◆ **AIM**
Check every line of the entries below for the word "this", and copy the ones that have it.

[Extracted data entries]
————
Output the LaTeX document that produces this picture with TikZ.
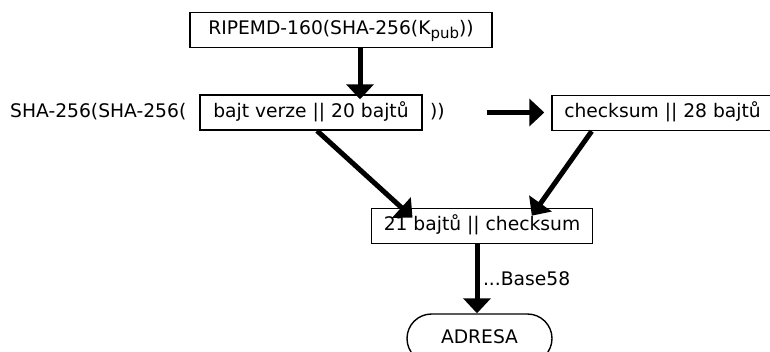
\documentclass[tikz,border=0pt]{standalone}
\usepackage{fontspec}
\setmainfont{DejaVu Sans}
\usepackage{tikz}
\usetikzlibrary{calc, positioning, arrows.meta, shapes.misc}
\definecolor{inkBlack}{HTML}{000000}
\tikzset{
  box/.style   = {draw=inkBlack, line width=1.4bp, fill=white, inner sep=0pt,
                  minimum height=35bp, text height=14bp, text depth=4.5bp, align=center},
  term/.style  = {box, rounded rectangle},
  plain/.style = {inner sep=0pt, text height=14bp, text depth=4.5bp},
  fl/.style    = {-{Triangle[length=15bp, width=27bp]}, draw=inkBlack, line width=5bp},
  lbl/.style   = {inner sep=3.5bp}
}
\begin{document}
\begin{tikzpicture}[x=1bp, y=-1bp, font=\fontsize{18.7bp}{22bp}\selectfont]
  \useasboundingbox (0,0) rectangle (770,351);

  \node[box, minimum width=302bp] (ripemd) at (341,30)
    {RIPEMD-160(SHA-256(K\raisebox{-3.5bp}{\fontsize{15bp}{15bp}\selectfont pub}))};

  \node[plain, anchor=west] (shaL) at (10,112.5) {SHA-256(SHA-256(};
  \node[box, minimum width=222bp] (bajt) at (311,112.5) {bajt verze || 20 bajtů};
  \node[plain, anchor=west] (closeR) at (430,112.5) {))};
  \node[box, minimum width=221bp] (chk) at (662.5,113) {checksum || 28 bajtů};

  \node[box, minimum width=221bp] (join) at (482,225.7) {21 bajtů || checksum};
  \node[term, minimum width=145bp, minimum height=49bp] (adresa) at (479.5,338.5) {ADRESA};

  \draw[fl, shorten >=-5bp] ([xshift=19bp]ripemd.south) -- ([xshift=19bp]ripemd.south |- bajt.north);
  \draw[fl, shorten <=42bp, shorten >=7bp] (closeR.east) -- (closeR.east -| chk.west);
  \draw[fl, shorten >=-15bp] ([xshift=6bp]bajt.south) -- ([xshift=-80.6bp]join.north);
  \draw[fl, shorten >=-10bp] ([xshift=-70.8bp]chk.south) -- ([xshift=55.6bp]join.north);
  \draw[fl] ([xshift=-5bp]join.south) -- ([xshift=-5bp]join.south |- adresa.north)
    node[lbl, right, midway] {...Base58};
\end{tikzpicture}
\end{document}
————
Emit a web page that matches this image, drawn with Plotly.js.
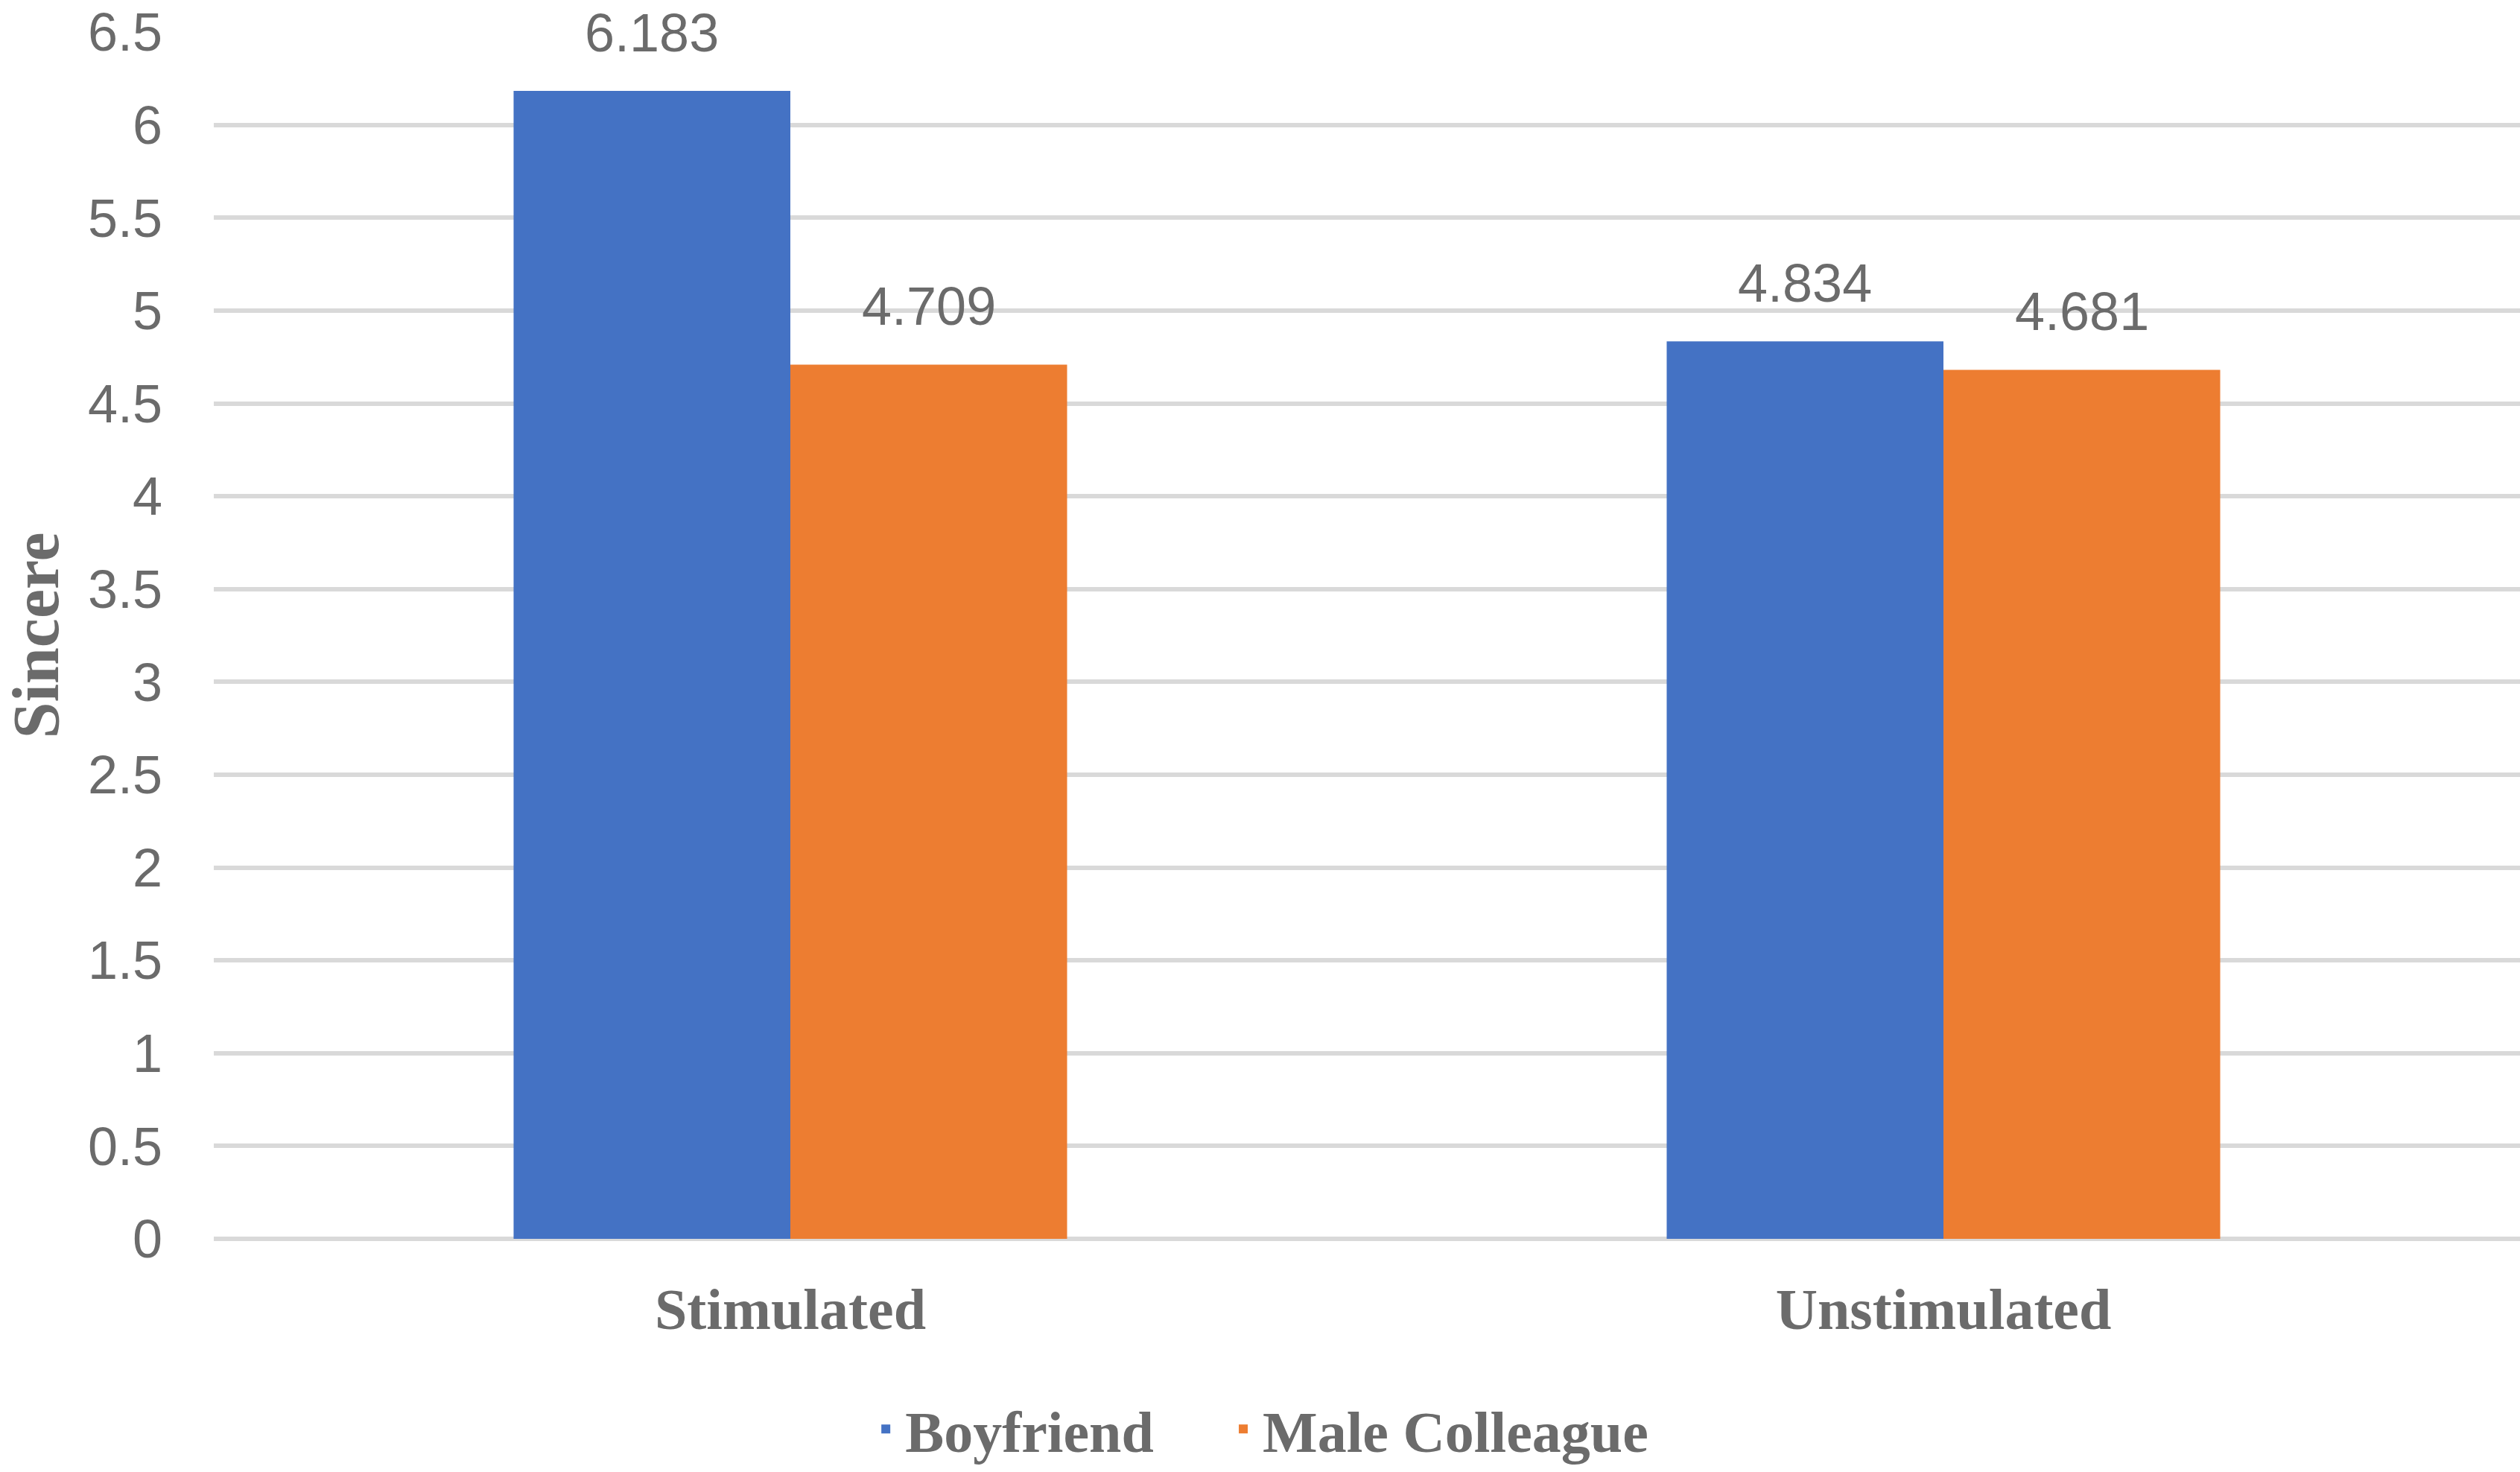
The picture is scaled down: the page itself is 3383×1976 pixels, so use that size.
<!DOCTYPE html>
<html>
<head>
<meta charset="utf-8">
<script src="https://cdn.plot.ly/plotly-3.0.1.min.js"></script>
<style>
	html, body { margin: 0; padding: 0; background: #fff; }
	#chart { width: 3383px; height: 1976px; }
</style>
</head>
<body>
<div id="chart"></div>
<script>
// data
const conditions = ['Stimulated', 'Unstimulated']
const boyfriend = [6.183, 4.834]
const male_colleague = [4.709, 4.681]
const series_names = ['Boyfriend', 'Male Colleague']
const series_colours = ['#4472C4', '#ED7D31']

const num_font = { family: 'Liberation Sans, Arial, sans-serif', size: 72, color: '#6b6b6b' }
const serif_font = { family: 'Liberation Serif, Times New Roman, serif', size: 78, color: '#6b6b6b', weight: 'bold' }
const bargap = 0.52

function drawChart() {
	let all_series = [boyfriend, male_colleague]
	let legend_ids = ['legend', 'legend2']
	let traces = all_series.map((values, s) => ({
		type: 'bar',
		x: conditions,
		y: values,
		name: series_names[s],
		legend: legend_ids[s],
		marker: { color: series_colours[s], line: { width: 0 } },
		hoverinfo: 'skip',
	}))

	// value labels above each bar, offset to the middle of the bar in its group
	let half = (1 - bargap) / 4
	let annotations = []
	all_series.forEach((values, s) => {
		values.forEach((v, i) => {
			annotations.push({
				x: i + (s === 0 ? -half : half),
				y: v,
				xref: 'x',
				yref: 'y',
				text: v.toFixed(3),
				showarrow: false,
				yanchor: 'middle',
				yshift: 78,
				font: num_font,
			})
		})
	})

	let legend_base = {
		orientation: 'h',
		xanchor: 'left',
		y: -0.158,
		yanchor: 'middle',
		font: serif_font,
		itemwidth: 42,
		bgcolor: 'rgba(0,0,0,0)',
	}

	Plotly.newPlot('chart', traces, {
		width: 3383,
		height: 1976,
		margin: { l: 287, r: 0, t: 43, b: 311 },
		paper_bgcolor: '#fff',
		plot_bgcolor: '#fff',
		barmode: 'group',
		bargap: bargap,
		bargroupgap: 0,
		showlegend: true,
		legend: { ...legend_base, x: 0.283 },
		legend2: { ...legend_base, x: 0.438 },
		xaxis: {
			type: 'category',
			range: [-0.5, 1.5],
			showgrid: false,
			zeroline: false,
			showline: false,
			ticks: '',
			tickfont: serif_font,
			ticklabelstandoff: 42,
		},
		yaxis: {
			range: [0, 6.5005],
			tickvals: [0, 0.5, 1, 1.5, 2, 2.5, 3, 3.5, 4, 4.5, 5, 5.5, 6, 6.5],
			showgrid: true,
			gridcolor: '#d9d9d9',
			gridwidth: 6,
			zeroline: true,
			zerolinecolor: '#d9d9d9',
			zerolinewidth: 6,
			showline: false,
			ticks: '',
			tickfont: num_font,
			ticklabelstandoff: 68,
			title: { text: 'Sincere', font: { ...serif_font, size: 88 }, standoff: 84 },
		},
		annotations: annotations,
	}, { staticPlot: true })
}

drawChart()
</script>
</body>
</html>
————
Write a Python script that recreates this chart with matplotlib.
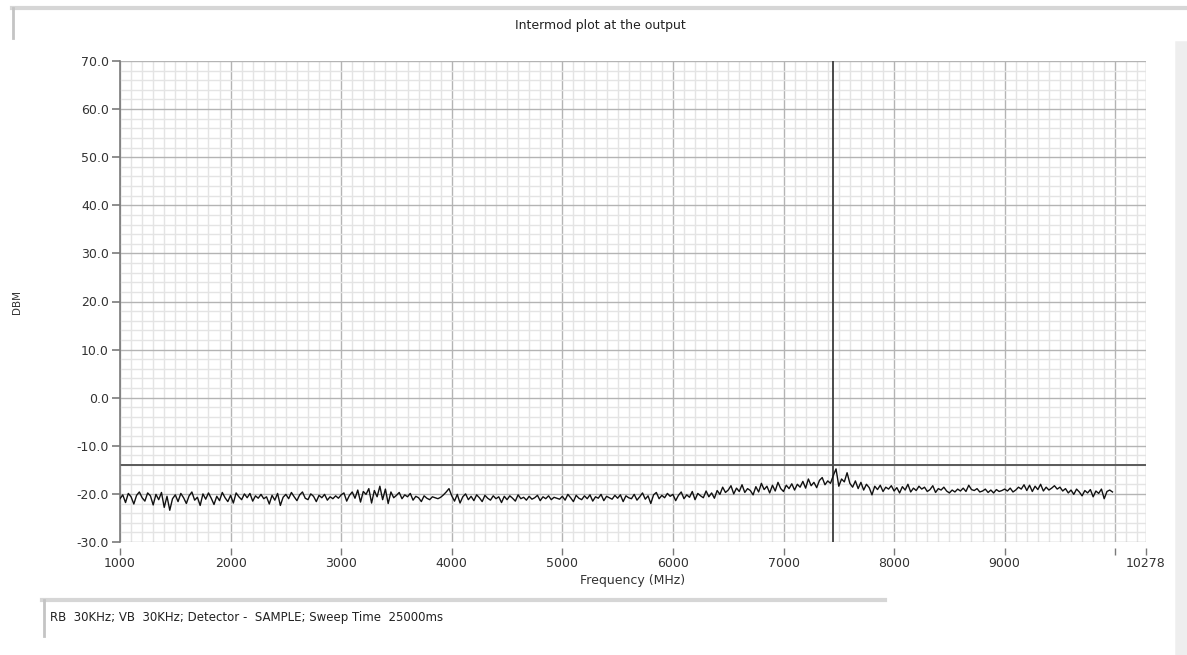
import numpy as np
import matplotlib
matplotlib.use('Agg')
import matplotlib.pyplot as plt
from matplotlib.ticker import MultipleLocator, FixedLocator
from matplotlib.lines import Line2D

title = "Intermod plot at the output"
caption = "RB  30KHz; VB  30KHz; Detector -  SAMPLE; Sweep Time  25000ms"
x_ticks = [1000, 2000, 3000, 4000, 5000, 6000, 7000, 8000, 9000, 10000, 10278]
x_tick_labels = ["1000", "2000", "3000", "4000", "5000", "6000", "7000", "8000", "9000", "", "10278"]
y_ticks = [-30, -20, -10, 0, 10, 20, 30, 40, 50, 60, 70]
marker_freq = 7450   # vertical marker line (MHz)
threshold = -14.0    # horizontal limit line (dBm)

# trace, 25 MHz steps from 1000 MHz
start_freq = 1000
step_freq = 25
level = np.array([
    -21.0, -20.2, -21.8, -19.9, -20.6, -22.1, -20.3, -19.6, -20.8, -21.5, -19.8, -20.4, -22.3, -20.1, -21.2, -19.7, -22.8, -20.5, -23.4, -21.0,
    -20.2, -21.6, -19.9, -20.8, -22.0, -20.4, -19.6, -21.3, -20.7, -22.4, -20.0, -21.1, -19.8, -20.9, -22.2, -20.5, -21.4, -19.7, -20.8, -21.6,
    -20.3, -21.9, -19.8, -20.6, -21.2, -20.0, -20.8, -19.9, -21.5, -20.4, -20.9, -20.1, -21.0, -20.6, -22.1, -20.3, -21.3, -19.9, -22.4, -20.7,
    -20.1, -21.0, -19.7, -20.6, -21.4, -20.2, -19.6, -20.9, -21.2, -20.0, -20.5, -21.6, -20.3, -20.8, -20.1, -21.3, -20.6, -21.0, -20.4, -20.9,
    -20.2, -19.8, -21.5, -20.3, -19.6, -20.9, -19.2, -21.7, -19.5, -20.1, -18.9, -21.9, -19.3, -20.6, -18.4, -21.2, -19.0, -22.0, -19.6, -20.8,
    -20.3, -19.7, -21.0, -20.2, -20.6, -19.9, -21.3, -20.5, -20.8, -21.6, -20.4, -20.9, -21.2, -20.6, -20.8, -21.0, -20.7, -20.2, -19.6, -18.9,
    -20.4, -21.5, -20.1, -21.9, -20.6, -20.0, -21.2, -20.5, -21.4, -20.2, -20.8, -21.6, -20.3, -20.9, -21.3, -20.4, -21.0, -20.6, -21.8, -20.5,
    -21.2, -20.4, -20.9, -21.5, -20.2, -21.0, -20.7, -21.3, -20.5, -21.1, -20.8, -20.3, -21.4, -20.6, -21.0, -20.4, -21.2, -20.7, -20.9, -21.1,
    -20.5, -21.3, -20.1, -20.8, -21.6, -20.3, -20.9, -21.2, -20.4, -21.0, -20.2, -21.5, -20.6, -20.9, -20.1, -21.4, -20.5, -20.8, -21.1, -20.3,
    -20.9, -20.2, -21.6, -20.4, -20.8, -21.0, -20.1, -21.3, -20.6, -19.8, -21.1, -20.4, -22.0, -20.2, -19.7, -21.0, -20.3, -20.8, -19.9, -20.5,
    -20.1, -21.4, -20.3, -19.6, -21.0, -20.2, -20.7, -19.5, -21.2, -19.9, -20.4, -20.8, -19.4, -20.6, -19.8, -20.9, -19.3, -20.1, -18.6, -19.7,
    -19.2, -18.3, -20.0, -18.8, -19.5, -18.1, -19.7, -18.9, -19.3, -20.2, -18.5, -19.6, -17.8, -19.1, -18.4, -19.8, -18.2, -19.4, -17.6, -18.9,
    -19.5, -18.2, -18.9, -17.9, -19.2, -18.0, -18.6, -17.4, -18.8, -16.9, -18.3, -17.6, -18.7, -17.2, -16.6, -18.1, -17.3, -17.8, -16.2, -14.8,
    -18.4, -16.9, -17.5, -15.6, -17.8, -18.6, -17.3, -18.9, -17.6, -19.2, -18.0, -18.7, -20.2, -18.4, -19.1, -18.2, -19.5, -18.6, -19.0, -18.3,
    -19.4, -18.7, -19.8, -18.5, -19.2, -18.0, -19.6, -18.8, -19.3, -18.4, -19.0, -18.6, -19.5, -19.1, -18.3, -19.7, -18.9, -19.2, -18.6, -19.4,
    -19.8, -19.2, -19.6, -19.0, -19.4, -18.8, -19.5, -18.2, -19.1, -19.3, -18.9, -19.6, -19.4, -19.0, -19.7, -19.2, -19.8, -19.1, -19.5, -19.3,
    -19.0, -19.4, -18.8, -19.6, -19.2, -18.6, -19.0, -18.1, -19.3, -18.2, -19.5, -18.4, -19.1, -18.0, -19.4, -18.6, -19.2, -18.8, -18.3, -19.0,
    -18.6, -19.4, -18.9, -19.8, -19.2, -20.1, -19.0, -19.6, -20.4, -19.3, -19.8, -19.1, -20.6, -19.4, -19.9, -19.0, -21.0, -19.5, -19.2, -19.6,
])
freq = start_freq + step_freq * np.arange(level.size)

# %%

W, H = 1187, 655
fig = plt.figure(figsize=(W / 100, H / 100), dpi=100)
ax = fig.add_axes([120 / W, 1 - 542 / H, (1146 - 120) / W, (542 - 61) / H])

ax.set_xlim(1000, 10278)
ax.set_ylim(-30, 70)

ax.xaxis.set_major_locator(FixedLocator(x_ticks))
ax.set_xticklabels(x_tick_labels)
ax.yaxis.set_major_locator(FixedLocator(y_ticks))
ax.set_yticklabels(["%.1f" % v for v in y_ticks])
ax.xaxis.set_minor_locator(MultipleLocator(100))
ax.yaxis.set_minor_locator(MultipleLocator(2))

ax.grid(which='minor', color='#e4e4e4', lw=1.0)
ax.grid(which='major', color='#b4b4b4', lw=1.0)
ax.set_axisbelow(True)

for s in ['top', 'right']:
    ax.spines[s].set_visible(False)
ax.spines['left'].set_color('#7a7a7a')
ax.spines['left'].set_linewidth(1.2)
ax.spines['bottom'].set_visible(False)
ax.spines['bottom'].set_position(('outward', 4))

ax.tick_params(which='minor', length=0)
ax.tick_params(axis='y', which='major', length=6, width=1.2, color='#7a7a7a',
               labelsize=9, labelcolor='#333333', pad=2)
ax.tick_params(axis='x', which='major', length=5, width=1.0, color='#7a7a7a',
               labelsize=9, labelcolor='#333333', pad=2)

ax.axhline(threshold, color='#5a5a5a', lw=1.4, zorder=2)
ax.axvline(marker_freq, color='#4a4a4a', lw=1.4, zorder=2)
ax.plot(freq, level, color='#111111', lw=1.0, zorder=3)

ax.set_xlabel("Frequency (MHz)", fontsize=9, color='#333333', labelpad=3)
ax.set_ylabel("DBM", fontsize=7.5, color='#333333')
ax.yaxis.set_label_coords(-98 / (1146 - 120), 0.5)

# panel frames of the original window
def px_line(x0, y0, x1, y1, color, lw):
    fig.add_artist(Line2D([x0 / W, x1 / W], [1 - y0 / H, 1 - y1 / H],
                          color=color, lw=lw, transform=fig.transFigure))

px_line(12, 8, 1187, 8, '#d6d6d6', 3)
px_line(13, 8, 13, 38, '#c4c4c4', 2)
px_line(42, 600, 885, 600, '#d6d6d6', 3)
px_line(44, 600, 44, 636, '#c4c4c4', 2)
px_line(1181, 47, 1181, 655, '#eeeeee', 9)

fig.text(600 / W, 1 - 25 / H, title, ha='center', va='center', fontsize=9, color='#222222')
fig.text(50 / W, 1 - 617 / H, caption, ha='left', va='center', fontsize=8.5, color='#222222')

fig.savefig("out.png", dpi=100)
————
◆ **WORKED ANSWER**
Output the LaTeX document that produces this picture with TikZ.
Emit a web page that matches this image, drawn with Plotly.js.
Write a Python script that recreates this chart with matplotlib.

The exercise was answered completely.